I suspect that the loss of satellite connections would affect more than just US communications...wonder what the reaction of other countries involved would be.
 
Do you really believe that we would treat an attack on our space based assets the same as we would a nuclear attack on a population center? I don't. Especially if it was followed up with media statements that it was a tactical attack designed to blind the forces we have engaged overseas. No administration would dare pull the nuclear trigger without great loss of American lives to preceed it. It's just like we never publically stated we'd retaliate with nuclear weapons if our troops were attacked with NBC weapons in Iraq. We talked around it, we hinted that we might use them, but we never came out and said it.
In other words, you are arguing that an enemy nuke designed to leave all of are armed forces helpless, would be ignored. That the CinC would just say "Screw 'em!" and let all of our forces be wiped out. :rolleyes: :scrutiny: :uhoh: :barf:

Unless of course the CinC is Hitlery Klinton, but then again, she would be the one to launch the low-orbit nuke herself.
 
I'm arguing that we probably wouldn't respond with a nuclear weapon. I'm not sure what the nuclear trigger would be since the fall of the Iron Curtain, but I don't think we would treat an attack designed to blind our conventional forces as one we would respond to with nuclear weapons. Who would we nuke? One of the things Rumsfeld and company have right is that we will deal with rogue states and groups that are trans-national rather then nations as we know them. IIRC the war game I mentioned involved the distpatch of American troops to disarm a rogue seperatist group that had come into possession of some of the nukes belonging to the former Soviet Union. In that case, who would you nuke?

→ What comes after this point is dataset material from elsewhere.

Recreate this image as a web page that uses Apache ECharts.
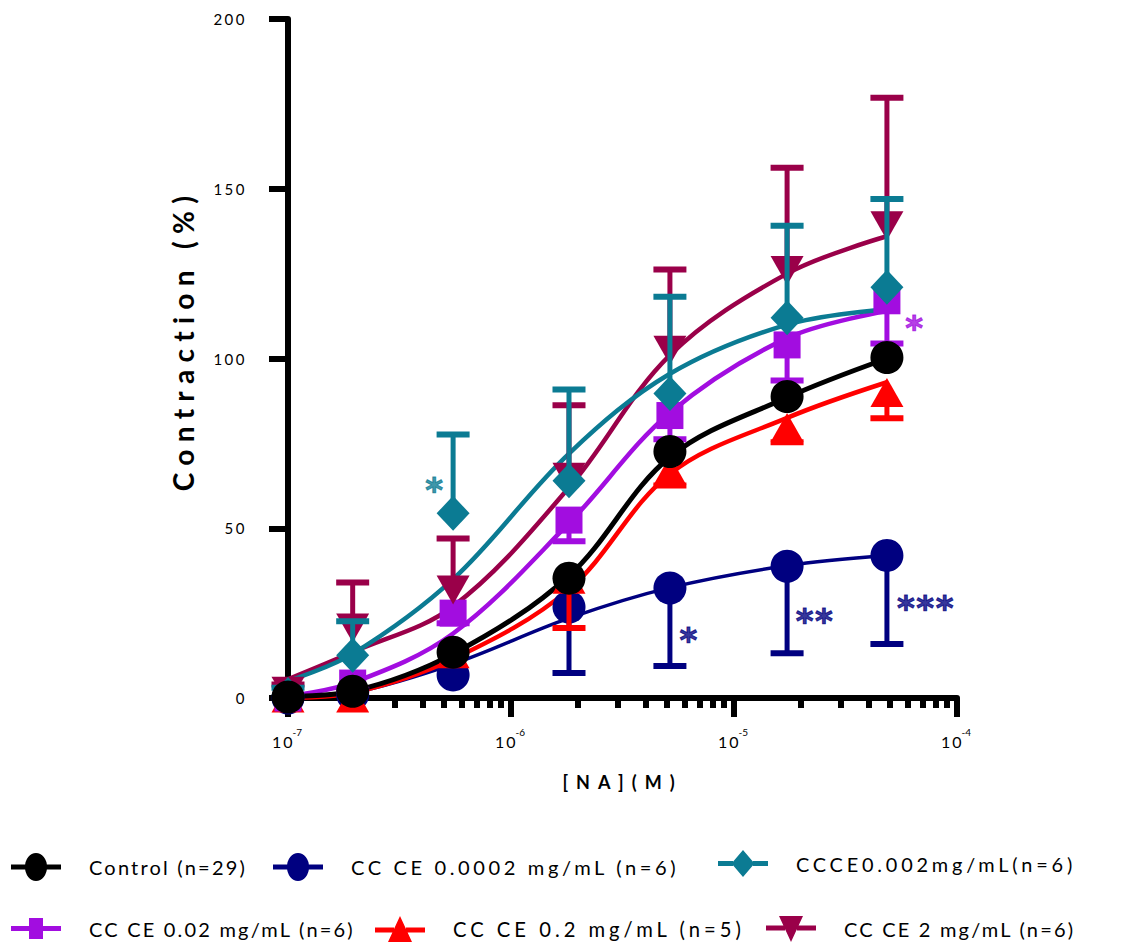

I don't think it's good policy to build our entire defense structure around high technology. You have to be able to mount a credible defense with all of your systems degraded.

Oleg,
I doubt if a rogue group or state would care much about what disruptions to the global economy they could cause. In the case of an Islamic fundamentalist movement like al-Queda, they may even find a large disruption of the global economy desirable.

Jeff
 
Those JDAMS fall to earth just fine even without the satellites on. Gravity still works.

- Gabe
 
Gabe,
Yep JDAMS and laser guided munitions work after being degraded. They work just the same way all the bombs we dropped in WWII worked....:eek:

Jeff
 
My understanding about EMP warfare is that we have been hardening our weapons systems, communications, etc., for many years againts EMP. An acquaintance of mine was doing just that with the electronics for Army self-propelled artillery back in the late 1980s at Harry Diamond Labs in Washington DC.

EMP warfare is not new news.

Reports from the Iraq war is that the Iraqis were using GPS jammers supplied by the Russians. They positioned them on top of buildings like hospitals. Apparently our forces took counter-measures and the jammers did not work for long, or not at all.